Chris Galvin has found a decidedly poetic way to describe a disease that is the furthest thing from beautiful. The condition took his father’s life and, Galvin always knew, threatened him as well.//
“It’s kind of like the storm that’s sitting out on the horizon that you know one day will come to shore on your beach,” says Galvin, 37. “It’s something I’ve thought about my whole life and have always had an adequate amount of fear about.”
His fears were realized last year, when he was diagnosed with idiopathic pulmonary fibrosis (IPF), a progressive scarring of the lungs in which patients’ lung function declines and they develop shortness of breath with minimal activity, and even at rest during the late stages of the disease. There is no cure; IPF took the lives of Galvin’s father (at age 45), an uncle, an aunt and a grandmother, and about 40,000 lives a year in the United States. His own diagnosis in January 2005, Galvin says, was devastating.
Yet he and his family maintain some hope for the future.
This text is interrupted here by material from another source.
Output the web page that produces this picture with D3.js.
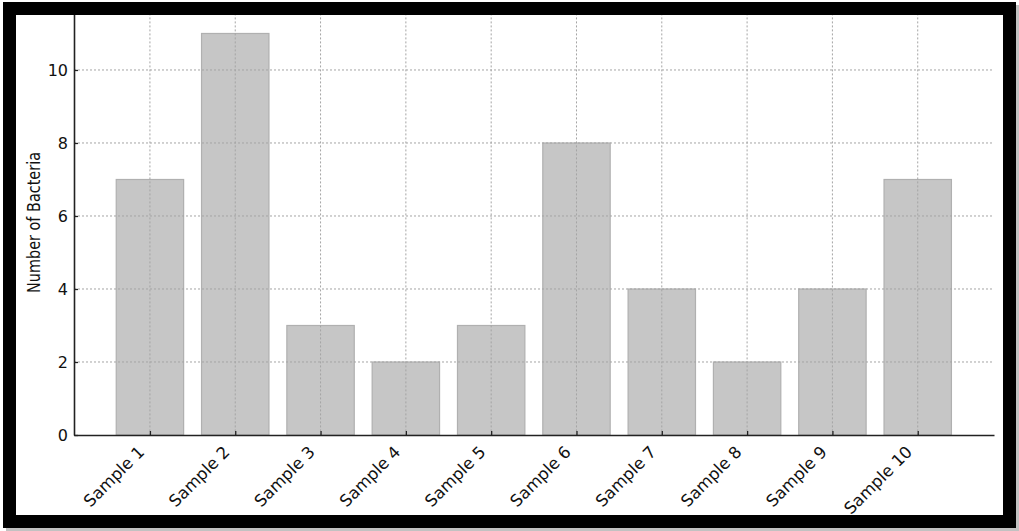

They have started an initiative called Quest for Breath to help support IPF research, which includes an annual event to raise money for the fund named for their father, the Martin Edward Galvin Fund for Idiopathic Pulmonary Fibrosis Research at the University of Michigan Health System.
“Because this disease has no cure, it’s very important, especially when the government is funding less research, to pour efforts into raising money to jumpstart this research,” says Galvin, of Troy, Mich. “My family and I decided to become very involved with the University of Michigan in helping to raise funds for research, but also to help develop a community where awareness could be spread about the disease.”
He notes that the University of Michigan is doing important research about the disease that he and his family hope will lead to major breakthroughs in the future.